AIM OF THE TASK
Go through the data and copy every line exactly, but not the images.

RECORDED INFORMATION
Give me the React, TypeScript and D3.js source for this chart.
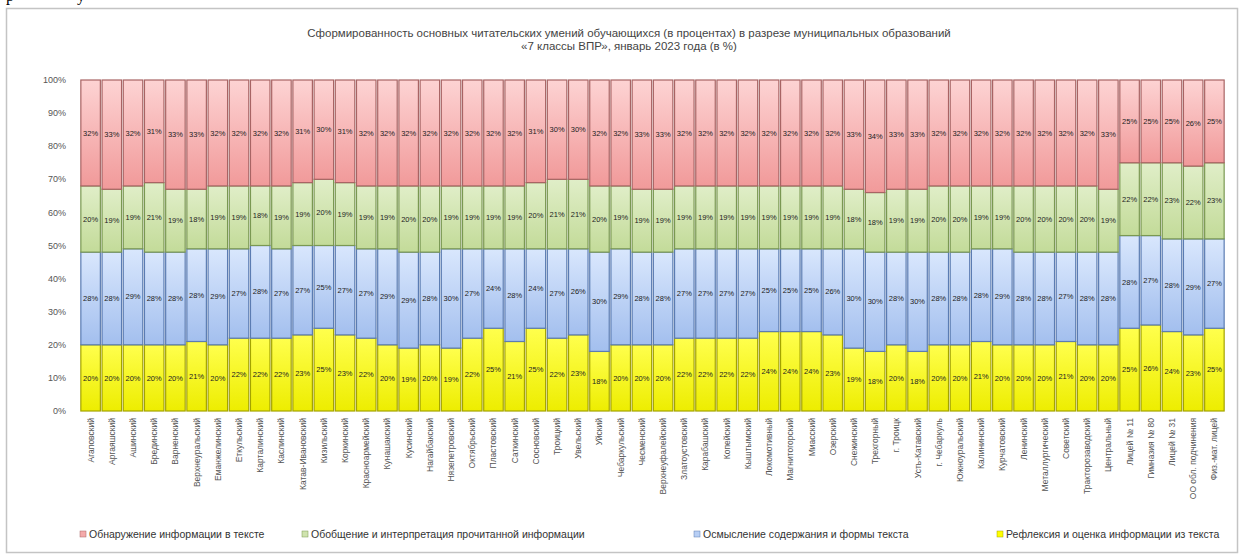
import React from 'react';
import * as d3 from 'd3';

const categories: string[] = [
  'Агаповский', 'Аргаяшский', 'Ашинский', 'Брединский', 'Варненский', 'Верхнеуральский',
  'Еманжелинский', 'Еткульский', 'Карталинский', 'Каслинский', 'Катав-Ивановский', 'Кизильский',
  'Коркинский', 'Красноармейский', 'Кунашакский', 'Кусинский', 'Нагайбакский', 'Нязепетровский',
  'Октябрьский', 'Пластовский', 'Саткинский', 'Сосновский', 'Троицкий', 'Увельский',
  'Уйский', 'Чебаркульский', 'Чесменский', 'Верхнеуфалейский', 'Златоустовский', 'Карабашский',
  'Копейский', 'Кыштымский', 'Локомотивный', 'Магнитогорский', 'Миасский', 'Озерский',
  'Снежинский', 'Трехгорный', 'г. Троицк', 'Усть-Катавский', 'г. Чебаркуль', 'Южноуральский',
  'Калининский', 'Курчатовский', 'Ленинский', 'Металлургический', 'Советский', 'Тракторозаводский',
  'Центральный', 'Лицей № 11', 'Гимназия № 80', 'Лицей № 31', 'ОО обл. подчинения', 'Физ.-мат. лицей',
];

// bottom series (yellow)
const yellowVals: number[] = [
  20, 20, 20, 20, 20, 21, 20, 22, 22, 22,
  23, 25, 23, 22, 20, 19, 20, 19, 22, 25,
  21, 25, 22, 23, 18, 20, 20, 20, 22, 22,
  22, 22, 24, 24, 24, 23, 19, 18, 20, 18,
  20, 20, 21, 20, 20, 20, 21, 20, 20, 25,
  26, 24, 23, 25,
];
const blueVals: number[] = [
  28, 28, 29, 28, 28, 28, 29, 27, 28, 27,
  27, 25, 27, 27, 29, 29, 28, 30, 27, 24,
  28, 24, 27, 26, 30, 29, 28, 28, 27, 27,
  27, 27, 25, 25, 25, 26, 30, 30, 28, 30,
  28, 28, 28, 29, 28, 28, 27, 28, 28, 28,
  27, 28, 29, 27,
];
const greenVals: number[] = [
  20, 19, 19, 21, 19, 18, 19, 19, 18, 19,
  19, 20, 19, 19, 19, 20, 20, 19, 19, 19,
  19, 20, 21, 21, 20, 19, 19, 19, 19, 19,
  19, 19, 19, 19, 19, 19, 18, 18, 19, 19,
  20, 20, 19, 19, 20, 20, 20, 20, 19, 22,
  22, 23, 22, 23,
];
const redVals: number[] = [
  32, 33, 32, 31, 33, 33, 32, 32, 32, 32,
  31, 30, 31, 32, 32, 32, 32, 32, 32, 32,
  32, 31, 30, 30, 32, 32, 33, 33, 32, 32,
  32, 32, 32, 32, 32, 32, 33, 34, 33, 33,
  32, 32, 32, 32, 32, 32, 32, 32, 33, 25,
  25, 25, 26, 25,
];

const seriesKeys = ['yellow', 'blue', 'green', 'red'];
const legendKeys = ['red', 'green', 'blue', 'yellow'];
const seriesNames: Record<string, string> = {
  red: 'Обнаружение информации в тексте',
  green: 'Обобщение и интерпретация прочитанной информации',
  blue: 'Осмысление содержания и формы текста',
  yellow: 'Рефлексия и оценка информации из текста',
};
const yTicks = [0, 0.1, 0.2, 0.3, 0.4, 0.5, 0.6, 0.7, 0.8, 0.9, 1];
const titleLines = [
  'Сформированность основных читательских умений обучающихся (в процентах) в разрезе муниципальных образований',
  '«7 классы ВПР», январь 2023 года (в %)',
];

const palette: Record<string, { top: string; bottom: string; stroke: string; mid: string }> = {
  red: { top: '#fdd3d3', bottom: '#f19a9a', stroke: '#a86464', mid: '#f4aaaa' },
  green: { top: '#e0eec8', bottom: '#c3db99', stroke: '#7a9852', mid: '#cfe3ae' },
  blue: { top: '#d9e7fd', bottom: '#a3bfee', stroke: '#5b7cb2', mid: '#b8cff5' },
  yellow: { top: '#ffff4d', bottom: '#eded00', stroke: '#a3a300', mid: '#ffff00' },
};

export default function App() {
  const W = 1243;
  const H = 555;
  const left = 80, right = 1225, top = 80, bottom = 411;

  const rows = categories.map((c, i) => ({
    idx: String(i),
    name: c,
    yellow: yellowVals[i],
    blue: blueVals[i],
    green: greenVals[i],
    red: redVals[i],
  }));

  const stacked = d3.stack<any>().keys(seriesKeys).offset(d3.stackOffsetExpand)(rows);

  const x = d3.scaleBand<string>().domain(rows.map(r => r.idx)).range([left, right]).paddingInner(0.08).paddingOuter(0.04);
  const y = d3.scaleLinear().domain([0, 1]).range([bottom, top]);
  const font = 'Liberation Sans, Arial, sans-serif';

  const legendPos = [
    { mx: 80, tx: 89 },
    { mx: 302, tx: 311 },
    { mx: 694, tx: 703 },
    { mx: 997, tx: 1006 },
  ];

  return (
    <svg width={W} height={H} style={{ position: 'absolute', left: 0, top: 0, background: '#fff' }} fontFamily={font}>
      <defs>
        {Object.keys(palette).map(k => (
          <linearGradient key={k} id={`g-${k}`} x1="0" y1="0" x2="0" y2="1">
            <stop offset="0%" stopColor={palette[k].top} />
            <stop offset="100%" stopColor={palette[k].bottom} />
          </linearGradient>
        ))}
      </defs>
      <rect x={0} y={0} width={W} height={H} fill="#fff" />
      <text x={6} y={1} fontFamily="Liberation Serif, serif" fontSize={16} fill="#000">р</text>
      <text x={77} y={1} fontFamily="Liberation Serif, serif" fontSize={16} fill="#000">у</text>
      <rect x={6.5} y={8.5} width={1231} height={544} fill="#fff" stroke="#c4c4c4" strokeWidth={1.5} />

      {titleLines.map((t, i) => (
        <text key={i} x={629} y={37 + i * 13} textAnchor="middle" fontSize={11.5} fill="#444">{t}</text>
      ))}

      {yTicks.map(t => (
        <text key={t} x={66} y={y(t)} dy="0.35em" textAnchor="end" fontSize={9} fill="#555">
          {Math.round(t * 100) + '%'}
        </text>
      ))}

      {stacked.map(s => (
        <g key={s.key}>
          {s.map((d: any, i: number) => {
            const x0 = x(rows[i].idx)!;
            const y0 = y(d[1]);
            const h = y(d[0]) - y(d[1]);
            return (
              <rect key={i} x={x0} y={y0} width={x.bandwidth()} height={h}
                fill={`url(#g-${s.key})`} stroke={palette[s.key].stroke} strokeWidth={1.2} />
            );
          })}
        </g>
      ))}

      {stacked.map(s => (
        <g key={'l' + s.key}>
          {s.map((d: any, i: number) => {
            const cx = x(rows[i].idx)! + x.bandwidth() / 2;
            const cy = (y(d[0]) + y(d[1])) / 2;
            return (
              <text key={i} x={cx} y={cy} dy="0.35em" textAnchor="middle" fontSize={7.5} fill="#222">
                {(rows[i] as any)[s.key] + '%'}
              </text>
            );
          })}
        </g>
      ))}

      {rows.map(r => {
        const cx = x(r.idx)! + x.bandwidth() / 2;
        return (
          <text key={r.idx} transform={`translate(${cx},${bottom + 7}) rotate(-90)`} dy="0.35em"
            textAnchor="end" fontSize={8.5} fill="#555">{r.name}</text>
        );
      })}

      {legendKeys.map((k, i) => (
        <g key={k}>
          <rect x={legendPos[i].mx} y={531} width={6} height={6} fill={palette[k].mid} stroke={palette[k].stroke} strokeWidth={0.5} />
          <text x={legendPos[i].tx} y={534} dy="0.35em" fontSize={10.5} fill="#333">{seriesNames[k]}</text>
        </g>
      ))}
    </svg>
  );
}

THE RESPONSE
Give me the React, TypeScript and D3.js source for this chart.
import React from 'react';
import * as d3 from 'd3';

const categories: string[] = [
  'Агаповский', 'Аргаяшский', 'Ашинский', 'Брединский', 'Варненский', 'Верхнеуральский',
  'Еманжелинский', 'Еткульский', 'Карталинский', 'Каслинский', 'Катав-Ивановский', 'Кизильский',
  'Коркинский', 'Красноармейский', 'Кунашакский', 'Кусинский', 'Нагайбакский', 'Нязепетровский',
  'Октябрьский', 'Пластовский', 'Саткинский', 'Сосновский', 'Троицкий', 'Увельский',
  'Уйский', 'Чебаркульский', 'Чесменский', 'Верхнеуфалейский', 'Златоустовский', 'Карабашский',
  'Копейский', 'Кыштымский', 'Локомотивный', 'Магнитогорский', 'Миасский', 'Озерский',
  'Снежинский', 'Трехгорный', 'г. Троицк', 'Усть-Катавский', 'г. Чебаркуль', 'Южноуральский',
  'Калининский', 'Курчатовский', 'Ленинский', 'Металлургический', 'Советский', 'Тракторозаводский',
  'Центральный', 'Лицей № 11', 'Гимназия № 80', 'Лицей № 31', 'ОО обл. подчинения', 'Физ.-мат. лицей',
];

// bottom series (yellow)
const yellowVals: number[] = [
  20, 20, 20, 20, 20, 21, 20, 22, 22, 22,
  23, 25, 23, 22, 20, 19, 20, 19, 22, 25,
  21, 25, 22, 23, 18, 20, 20, 20, 22, 22,
  22, 22, 24, 24, 24, 23, 19, 18, 20, 18,
  20, 20, 21, 20, 20, 20, 21, 20, 20, 25,
  26, 24, 23, 25,
];
const blueVals: number[] = [
  28, 28, 29, 28, 28, 28, 29, 27, 28, 27,
  27, 25, 27, 27, 29, 29, 28, 30, 27, 24,
  28, 24, 27, 26, 30, 29, 28, 28, 27, 27,
  27, 27, 25, 25, 25, 26, 30, 30, 28, 30,
  28, 28, 28, 29, 28, 28, 27, 28, 28, 28,
  27, 28, 29, 27,
];
const greenVals: number[] = [
  20, 19, 19, 21, 19, 18, 19, 19, 18, 19,
  19, 20, 19, 19, 19, 20, 20, 19, 19, 19,
  19, 20, 21, 21, 20, 19, 19, 19, 19, 19,
  19, 19, 19, 19, 19, 19, 18, 18, 19, 19,
  20, 20, 19, 19, 20, 20, 20, 20, 19, 22,
  22, 23, 22, 23,
];
const redVals: number[] = [
  32, 33, 32, 31, 33, 33, 32, 32, 32, 32,
  31, 30, 31, 32, 32, 32, 32, 32, 32, 32,
  32, 31, 30, 30, 32, 32, 33, 33, 32, 32,
  32, 32, 32, 32, 32, 32, 33, 34, 33, 33,
  32, 32, 32, 32, 32, 32, 32, 32, 33, 25,
  25, 25, 26, 25,
];

const seriesKeys = ['yellow', 'blue', 'green', 'red'];
const legendKeys = ['red', 'green', 'blue', 'yellow'];
const seriesNames: Record<string, string> = {
  red: 'Обнаружение информации в тексте',
  green: 'Обобщение и интерпретация прочитанной информации',
  blue: 'Осмысление содержания и формы текста',
  yellow: 'Рефлексия и оценка информации из текста',
};
const yTicks = [0, 0.1, 0.2, 0.3, 0.4, 0.5, 0.6, 0.7, 0.8, 0.9, 1];
const titleLines = [
  'Сформированность основных читательских умений обучающихся (в процентах) в разрезе муниципальных образований',
  '«7 классы ВПР», январь 2023 года (в %)',
];

const palette: Record<string, { top: string; bottom: string; stroke: string; mid: string }> = {
  red: { top: '#fdd3d3', bottom: '#f19a9a', stroke: '#a86464', mid: '#f4aaaa' },
  green: { top: '#e0eec8', bottom: '#c3db99', stroke: '#7a9852', mid: '#cfe3ae' },
  blue: { top: '#d9e7fd', bottom: '#a3bfee', stroke: '#5b7cb2', mid: '#b8cff5' },
  yellow: { top: '#ffff4d', bottom: '#eded00', stroke: '#a3a300', mid: '#ffff00' },
};

export default function App() {
  const W = 1243;
  const H = 555;
  const left = 80, right = 1225, top = 80, bottom = 411;

  const rows = categories.map((c, i) => ({
    idx: String(i),
    name: c,
    yellow: yellowVals[i],
    blue: blueVals[i],
    green: greenVals[i],
    red: redVals[i],
  }));

  const stacked = d3.stack<any>().keys(seriesKeys).offset(d3.stackOffsetExpand)(rows);

  const x = d3.scaleBand<string>().domain(rows.map(r => r.idx)).range([left, right]).paddingInner(0.08).paddingOuter(0.04);
  const y = d3.scaleLinear().domain([0, 1]).range([bottom, top]);
  const font = 'Liberation Sans, Arial, sans-serif';

  const legendPos = [
    { mx: 80, tx: 89 },
    { mx: 302, tx: 311 },
    { mx: 694, tx: 703 },
    { mx: 997, tx: 1006 },
  ];

  return (
    <svg width={W} height={H} style={{ position: 'absolute', left: 0, top: 0, background: '#fff' }} fontFamily={font}>
      <defs>
        {Object.keys(palette).map(k => (
          <linearGradient key={k} id={`g-${k}`} x1="0" y1="0" x2="0" y2="1">
            <stop offset="0%" stopColor={palette[k].top} />
            <stop offset="100%" stopColor={palette[k].bottom} />
          </linearGradient>
        ))}
      </defs>
      <rect x={0} y={0} width={W} height={H} fill="#fff" />
      <text x={6} y={1} fontFamily="Liberation Serif, serif" fontSize={16} fill="#000">р</text>
      <text x={77} y={1} fontFamily="Liberation Serif, serif" fontSize={16} fill="#000">у</text>
      <rect x={6.5} y={8.5} width={1231} height={544} fill="#fff" stroke="#c4c4c4" strokeWidth={1.5} />

      {titleLines.map((t, i) => (
        <text key={i} x={629} y={37 + i * 13} textAnchor="middle" fontSize={11.5} fill="#444">{t}</text>
      ))}

      {yTicks.map(t => (
        <text key={t} x={66} y={y(t)} dy="0.35em" textAnchor="end" fontSize={9} fill="#555">
          {Math.round(t * 100) + '%'}
        </text>
      ))}

      {stacked.map(s => (
        <g key={s.key}>
          {s.map((d: any, i: number) => {
            const x0 = x(rows[i].idx)!;
            const y0 = y(d[1]);
            const h = y(d[0]) - y(d[1]);
            return (
              <rect key={i} x={x0} y={y0} width={x.bandwidth()} height={h}
                fill={`url(#g-${s.key})`} stroke={palette[s.key].stroke} strokeWidth={1.2} />
            );
          })}
        </g>
      ))}

      {stacked.map(s => (
        <g key={'l' + s.key}>
          {s.map((d: any, i: number) => {
            const cx = x(rows[i].idx)! + x.bandwidth() / 2;
            const cy = (y(d[0]) + y(d[1])) / 2;
            return (
              <text key={i} x={cx} y={cy} dy="0.35em" textAnchor="middle" fontSize={7.5} fill="#222">
                {(rows[i] as any)[s.key] + '%'}
              </text>
            );
          })}
        </g>
      ))}

      {rows.map(r => {
        const cx = x(r.idx)! + x.bandwidth() / 2;
        return (
          <text key={r.idx} transform={`translate(${cx},${bottom + 7}) rotate(-90)`} dy="0.35em"
            textAnchor="end" fontSize={8.5} fill="#555">{r.name}</text>
        );
      })}

      {legendKeys.map((k, i) => (
        <g key={k}>
          <rect x={legendPos[i].mx} y={531} width={6} height={6} fill={palette[k].mid} stroke={palette[k].stroke} strokeWidth={0.5} />
          <text x={legendPos[i].tx} y={534} dy="0.35em" fontSize={10.5} fill="#333">{seriesNames[k]}</text>
        </g>
      ))}
    </svg>
  );
}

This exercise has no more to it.